Frolic, a new drama group, has taken on the seemingly easy but actually difficult task of presenting a series of comic sketches centred around Christmas and amateur theatre.

The production bears the ponderous, but witty, title of Post Dramatic Stress Disorder and was put up at St James Cavalier, Valletta.

The difficulty in this type of production is compounded by the fact that all the sketches were written by members of the group, none of whom is an experienced author and this shows most of the way.

A few pieces show how writers like Ema Marie Attard and Ryan Cutajar have managed to create a script that develops rapidly, has the requisite comic dialogue and ends with a little bang.

However, many other pieces were damp squibs and produced a minimum of laughs and sniggers.

‘Competition of the Carol Singers’ is a case in point, with its conflict between a singer who sees carol singing as fulfilling her when she sings them solo, as against two other singers who enjoy the fun of singing in a group.

Attard tries hard to make the soloist as affectedly funny as possible, but the conflict never reaches the level of comical intensity it needs.

Again, ‘Avant Garde Nativity Play’ tries very hard, although unsuccessfully so, to show how a typical nativity play is given a new garb by a professional American director (pretentious, but not very funny) who uses the cast as players of stars and animals as well as humans.

On the other hand, ‘Stage Mums’ wisely limits itself to satirising the little world of Maltese amateur theatricals with three mothers waiting to see which son will get a desired stage role.

Each of the mothers is bursting with pride for what they see as their son’s dramatic ability... and each also eager to discuss sexual misdeeds.

Bettina Paris, Ema Marie Attard and Marta Vella make this one of the more successful pieces of the evening.

From those sketches that rely more on choreography than on acting, ‘Interpretive Dance’ got laughs out of me, with its parody of an academic (Marta Vella) who is unaware of her porten-tous absurdity as she tries to get scholarly mileage out of presenting choreographed versions of Auld Lang Syne.

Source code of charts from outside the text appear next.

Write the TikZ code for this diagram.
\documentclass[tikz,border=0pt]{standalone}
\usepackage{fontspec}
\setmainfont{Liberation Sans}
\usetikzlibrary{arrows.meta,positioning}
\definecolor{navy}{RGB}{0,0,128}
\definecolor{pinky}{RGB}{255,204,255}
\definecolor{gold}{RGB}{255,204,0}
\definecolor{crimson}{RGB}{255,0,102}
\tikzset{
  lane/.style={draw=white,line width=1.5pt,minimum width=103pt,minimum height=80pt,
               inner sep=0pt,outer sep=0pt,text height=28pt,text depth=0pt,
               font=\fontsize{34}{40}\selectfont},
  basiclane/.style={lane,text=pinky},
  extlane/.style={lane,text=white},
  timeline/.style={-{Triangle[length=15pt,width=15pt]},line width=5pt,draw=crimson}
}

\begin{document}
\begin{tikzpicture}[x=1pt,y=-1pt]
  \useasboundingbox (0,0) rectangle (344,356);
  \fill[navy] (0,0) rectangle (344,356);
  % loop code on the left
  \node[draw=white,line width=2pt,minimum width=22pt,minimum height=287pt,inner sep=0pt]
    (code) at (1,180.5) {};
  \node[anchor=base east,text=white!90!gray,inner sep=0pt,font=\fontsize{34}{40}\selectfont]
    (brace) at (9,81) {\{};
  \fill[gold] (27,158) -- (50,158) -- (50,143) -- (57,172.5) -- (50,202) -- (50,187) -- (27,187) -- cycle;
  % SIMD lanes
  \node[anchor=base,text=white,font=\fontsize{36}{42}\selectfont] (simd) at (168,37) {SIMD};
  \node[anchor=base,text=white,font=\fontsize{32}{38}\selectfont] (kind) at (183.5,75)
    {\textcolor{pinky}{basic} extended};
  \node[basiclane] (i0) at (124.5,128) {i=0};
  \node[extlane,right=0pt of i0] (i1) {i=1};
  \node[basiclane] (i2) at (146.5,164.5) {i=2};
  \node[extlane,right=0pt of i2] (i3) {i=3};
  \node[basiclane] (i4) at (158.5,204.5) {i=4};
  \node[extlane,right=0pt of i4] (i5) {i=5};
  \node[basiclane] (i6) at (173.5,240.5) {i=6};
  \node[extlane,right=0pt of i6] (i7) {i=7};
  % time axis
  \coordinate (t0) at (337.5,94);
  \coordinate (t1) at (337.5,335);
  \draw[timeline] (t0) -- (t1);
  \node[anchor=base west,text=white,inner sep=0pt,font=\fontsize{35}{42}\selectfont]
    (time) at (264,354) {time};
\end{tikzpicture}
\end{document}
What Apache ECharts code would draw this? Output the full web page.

Then there was Lady Gaga’s Christmas Tree, a piece previously unknown to me but probably familiar to the many young members of the audience, which is built on a series of very obvious double entendres.

The sketches were written by members of the group, none of whom is an experienced author

The two dancers (Paris and Attard) performed an enjoyable parody of contemporary dance, getting some of the best laughs of the evening.

In ‘The Pitch’, however, the use of the famous Mewing Duet by the great Rossini could not lift the piece from its flatness.

Ryan Cutajar’s ‘Maltese life on TV’, with its various takes on Maltese courting habits and problems with growing children, provided a funny but not too unkind satire on teledrama on Maltese television.

I liked Vella’s character with her towering hairstyle. Paris, in this episode, changed from her winsome youthful looks to a very funny, ancient grandma.

The final sketch, ‘Putting the X in Xmas’, takes the Mickey out of the greatest modern Christmas myth. It shows a young wife seducing a beardless Santa and reducing her partner to jealous misery, a misery that soon disappears when Santa sends two of his female assistants to make him happy.

The episode ends the show on a libertarian mode with all the cast singing individually that all they want for Christmas “is you, you, you”, meaning all the rest.

Vikesh Godhwani, Ryan Cutajar and Sean Borg are the hard-worked male members of the cast, and Luca Zerafa provides the show with a lively musical accompaniment.